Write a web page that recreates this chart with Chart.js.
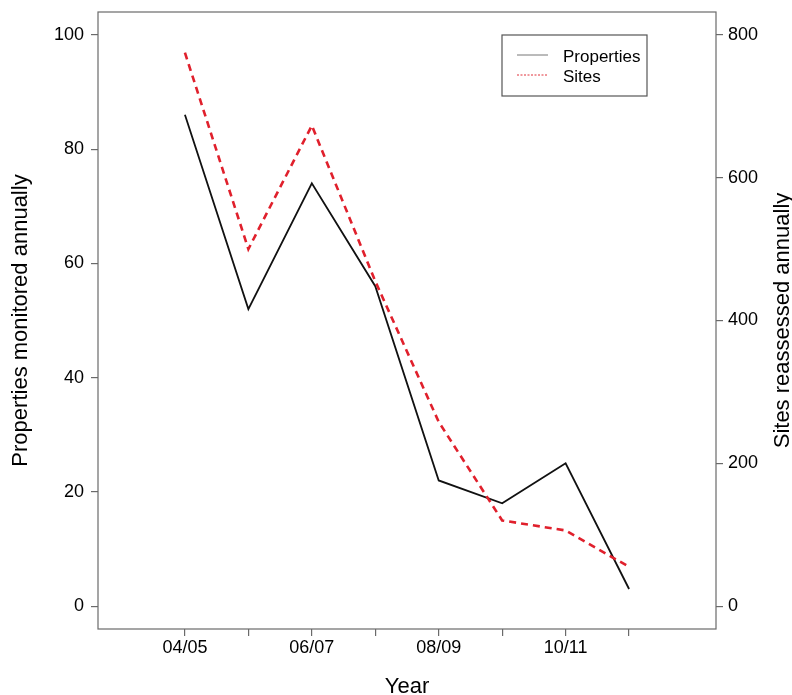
<!DOCTYPE html>
<html>
<head>
<meta charset="utf-8">
<script src="https://cdn.jsdelivr.net/npm/chart.js@4.4.1/dist/chart.umd.min.js"></script>
<style>
  html, body { margin: 0; padding: 0; background: #ffffff; }
  #wrap { width: 792px; height: 695px; position: relative; }
</style>
</head>
<body>
<div id="wrap"><canvas id="c" width="792" height="695"></canvas></div>
<script>
// ---- data ----
const categories = ["04/05", "05/06", "06/07", "07/08", "08/09", "09/10", "10/11", "11/12"];
const properties = [86, 52, 74, 56, 22, 18, 25, 3];
const sites = [775, 500, 673, 455, 258, 120, 106, 55];
const leftTicks = [0, 20, 40, 60, 80, 100];
const rightTicks = [0, 200, 400, 600, 800];
const seriesNames = ["Properties", "Sites"];
const axisTitles = { x: "Year", y: "Properties monitored annually", y1: "Sites reassessed annually" };

const FONT = "'Liberation Sans', Arial, Helvetica, sans-serif";
const TICK_COLOR = '#6a6a6a';

const framePlugin = {
  id: 'frame',
  afterDraw(chart) {
    const { ctx, chartArea: a } = chart;
    ctx.save();
    // plot box
    ctx.strokeStyle = TICK_COLOR;
    ctx.lineWidth = 1.2;
    ctx.strokeRect(a.left, a.top, a.right - a.left, a.bottom - a.top);

    // axis titles
    ctx.fillStyle = '#000';
    ctx.font = '22px ' + FONT;
    ctx.textAlign = 'center';
    ctx.textBaseline = 'alphabetic';
    const cy = (a.top + a.bottom) / 2;
    ctx.save();
    ctx.translate(27, cy);
    ctx.rotate(-Math.PI / 2);
    ctx.fillText(axisTitles.y, 0, 0);
    ctx.restore();
    ctx.save();
    ctx.translate(789, cy);
    ctx.rotate(-Math.PI / 2);
    ctx.fillText(axisTitles.y1, 0, 0);
    ctx.restore();
    ctx.fillText(axisTitles.x, (a.left + a.right) / 2, 693);

    // legend
    const lx = 502, ly = 35, lw = 145, lh = 61;
    ctx.fillStyle = '#fff';
    ctx.fillRect(lx, ly, lw, lh);
    ctx.strokeStyle = '#555';
    ctx.lineWidth = 1.2;
    ctx.strokeRect(lx, ly, lw, lh);
    ctx.font = '17px ' + FONT;
    ctx.textAlign = 'left';
    chart.data.datasets.forEach((ds, i) => {
      const y = 55 + i * 20;
      ctx.beginPath();
      ctx.strokeStyle = i === 0 ? '#777' : '#e0303a';
      ctx.lineWidth = 1;
      ctx.setLineDash(i === 0 ? [] : [2, 1.5]);
      ctx.moveTo(517, y);
      ctx.lineTo(548, y);
      ctx.stroke();
      ctx.setLineDash([]);
      ctx.fillStyle = '#000';
      ctx.fillText(ds.label, 563, y + 6.5);
    });
    ctx.restore();
  }
};

function zeroPad(scale) {
  scale.paddingTop = 0; scale.paddingBottom = 0;
  scale.paddingLeft = 0; scale.paddingRight = 0;
}

new Chart(document.getElementById('c'), {
  type: 'line',
  data: {
    datasets: [
      {
        label: seriesNames[0],
        data: categories.map((c, i) => ({ x: i, y: properties[i] })),
        borderColor: '#111111',
        borderWidth: 1.8,
        pointRadius: 0,
        tension: 0,
        fill: false,
        yAxisID: 'y',
        order: 2
      },
      {
        label: seriesNames[1],
        data: categories.map((c, i) => ({ x: i, y: sites[i] })),
        borderColor: '#e0202c',
        borderWidth: 2.6,
        borderDash: [7, 5],
        pointRadius: 0,
        tension: 0,
        fill: false,
        yAxisID: 'y1',
        order: 1
      }
    ]
  },
  options: {
    responsive: false,
    animation: false,
    devicePixelRatio: 1,
    layout: { padding: { top: 12, left: 0, right: 0, bottom: 0 } },
    plugins: { legend: { display: false }, tooltip: { enabled: false } },
    scales: {
      x: {
        type: 'linear',
        position: 'bottom',
        min: -1.37,
        max: 8.37,
        afterBuildTicks(scale) { scale.ticks = categories.map((c, i) => ({ value: i })); },
        afterFit(scale) { scale.height = 66; zeroPad(scale); },
        ticks: {
          autoSkip: false,
          maxRotation: 0,
          padding: 1,
          color: '#000',
          font: { family: FONT, size: 18 },
          callback: (v) => (v % 2 === 0 ? categories[v] : '')
        },
        grid: { drawOnChartArea: false, drawTicks: true, tickLength: 7, color: TICK_COLOR, lineWidth: 1.2 },
        border: { display: false }
      },
      y: {
        type: 'linear',
        position: 'left',
        min: -4,
        max: 104,
        afterBuildTicks(scale) { scale.ticks = leftTicks.map(v => ({ value: v })); },
        afterFit(scale) { scale.width = 98; zeroPad(scale); },
        ticks: { padding: 7, color: '#000', font: { family: FONT, size: 18 } },
        grid: { drawOnChartArea: false, drawTicks: true, tickLength: 7, color: TICK_COLOR, lineWidth: 1.2 },
        border: { display: false }
      },
      y1: {
        type: 'linear',
        position: 'right',
        min: -32,
        max: 832,
        afterBuildTicks(scale) { scale.ticks = rightTicks.map(v => ({ value: v })); },
        afterFit(scale) { scale.width = 76; zeroPad(scale); },
        ticks: { padding: 5, color: '#000', font: { family: FONT, size: 18 } },
        grid: { drawOnChartArea: false, drawTicks: true, tickLength: 7, color: TICK_COLOR, lineWidth: 1.2 },
        border: { display: false }
      }
    }
  },
  plugins: [framePlugin]
});
</script>
</body>
</html>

:: What the exercise asks ::
Set down the material above as is, without any pictures.

:: Right answer ::
Write a web page that recreates this chart with Chart.js.
<!DOCTYPE html>
<html>
<head>
<meta charset="utf-8">
<script src="https://cdn.jsdelivr.net/npm/chart.js@4.4.1/dist/chart.umd.min.js"></script>
<style>
  html, body { margin: 0; padding: 0; background: #ffffff; }
  #wrap { width: 792px; height: 695px; position: relative; }
</style>
</head>
<body>
<div id="wrap"><canvas id="c" width="792" height="695"></canvas></div>
<script>
// ---- data ----
const categories = ["04/05", "05/06", "06/07", "07/08", "08/09", "09/10", "10/11", "11/12"];
const properties = [86, 52, 74, 56, 22, 18, 25, 3];
const sites = [775, 500, 673, 455, 258, 120, 106, 55];
const leftTicks = [0, 20, 40, 60, 80, 100];
const rightTicks = [0, 200, 400, 600, 800];
const seriesNames = ["Properties", "Sites"];
const axisTitles = { x: "Year", y: "Properties monitored annually", y1: "Sites reassessed annually" };

const FONT = "'Liberation Sans', Arial, Helvetica, sans-serif";
const TICK_COLOR = '#6a6a6a';

const framePlugin = {
  id: 'frame',
  afterDraw(chart) {
    const { ctx, chartArea: a } = chart;
    ctx.save();
    // plot box
    ctx.strokeStyle = TICK_COLOR;
    ctx.lineWidth = 1.2;
    ctx.strokeRect(a.left, a.top, a.right - a.left, a.bottom - a.top);

    // axis titles
    ctx.fillStyle = '#000';
    ctx.font = '22px ' + FONT;
    ctx.textAlign = 'center';
    ctx.textBaseline = 'alphabetic';
    const cy = (a.top + a.bottom) / 2;
    ctx.save();
    ctx.translate(27, cy);
    ctx.rotate(-Math.PI / 2);
    ctx.fillText(axisTitles.y, 0, 0);
    ctx.restore();
    ctx.save();
    ctx.translate(789, cy);
    ctx.rotate(-Math.PI / 2);
    ctx.fillText(axisTitles.y1, 0, 0);
    ctx.restore();
    ctx.fillText(axisTitles.x, (a.left + a.right) / 2, 693);

    // legend
    const lx = 502, ly = 35, lw = 145, lh = 61;
    ctx.fillStyle = '#fff';
    ctx.fillRect(lx, ly, lw, lh);
    ctx.strokeStyle = '#555';
    ctx.lineWidth = 1.2;
    ctx.strokeRect(lx, ly, lw, lh);
    ctx.font = '17px ' + FONT;
    ctx.textAlign = 'left';
    chart.data.datasets.forEach((ds, i) => {
      const y = 55 + i * 20;
      ctx.beginPath();
      ctx.strokeStyle = i === 0 ? '#777' : '#e0303a';
      ctx.lineWidth = 1;
      ctx.setLineDash(i === 0 ? [] : [2, 1.5]);
      ctx.moveTo(517, y);
      ctx.lineTo(548, y);
      ctx.stroke();
      ctx.setLineDash([]);
      ctx.fillStyle = '#000';
      ctx.fillText(ds.label, 563, y + 6.5);
    });
    ctx.restore();
  }
};

function zeroPad(scale) {
  scale.paddingTop = 0; scale.paddingBottom = 0;
  scale.paddingLeft = 0; scale.paddingRight = 0;
}

new Chart(document.getElementById('c'), {
  type: 'line',
  data: {
    datasets: [
      {
        label: seriesNames[0],
        data: categories.map((c, i) => ({ x: i, y: properties[i] })),
        borderColor: '#111111',
        borderWidth: 1.8,
        pointRadius: 0,
        tension: 0,
        fill: false,
        yAxisID: 'y',
        order: 2
      },
      {
        label: seriesNames[1],
        data: categories.map((c, i) => ({ x: i, y: sites[i] })),
        borderColor: '#e0202c',
        borderWidth: 2.6,
        borderDash: [7, 5],
        pointRadius: 0,
        tension: 0,
        fill: false,
        yAxisID: 'y1',
        order: 1
      }
    ]
  },
  options: {
    responsive: false,
    animation: false,
    devicePixelRatio: 1,
    layout: { padding: { top: 12, left: 0, right: 0, bottom: 0 } },
    plugins: { legend: { display: false }, tooltip: { enabled: false } },
    scales: {
      x: {
        type: 'linear',
        position: 'bottom',
        min: -1.37,
        max: 8.37,
        afterBuildTicks(scale) { scale.ticks = categories.map((c, i) => ({ value: i })); },
        afterFit(scale) { scale.height = 66; zeroPad(scale); },
        ticks: {
          autoSkip: false,
          maxRotation: 0,
          padding: 1,
          color: '#000',
          font: { family: FONT, size: 18 },
          callback: (v) => (v % 2 === 0 ? categories[v] : '')
        },
        grid: { drawOnChartArea: false, drawTicks: true, tickLength: 7, color: TICK_COLOR, lineWidth: 1.2 },
        border: { display: false }
      },
      y: {
        type: 'linear',
        position: 'left',
        min: -4,
        max: 104,
        afterBuildTicks(scale) { scale.ticks = leftTicks.map(v => ({ value: v })); },
        afterFit(scale) { scale.width = 98; zeroPad(scale); },
        ticks: { padding: 7, color: '#000', font: { family: FONT, size: 18 } },
        grid: { drawOnChartArea: false, drawTicks: true, tickLength: 7, color: TICK_COLOR, lineWidth: 1.2 },
        border: { display: false }
      },
      y1: {
        type: 'linear',
        position: 'right',
        min: -32,
        max: 832,
        afterBuildTicks(scale) { scale.ticks = rightTicks.map(v => ({ value: v })); },
        afterFit(scale) { scale.width = 76; zeroPad(scale); },
        ticks: { padding: 5, color: '#000', font: { family: FONT, size: 18 } },
        grid: { drawOnChartArea: false, drawTicks: true, tickLength: 7, color: TICK_COLOR, lineWidth: 1.2 },
        border: { display: false }
      }
    }
  },
  plugins: [framePlugin]
});
</script>
</body>
</html>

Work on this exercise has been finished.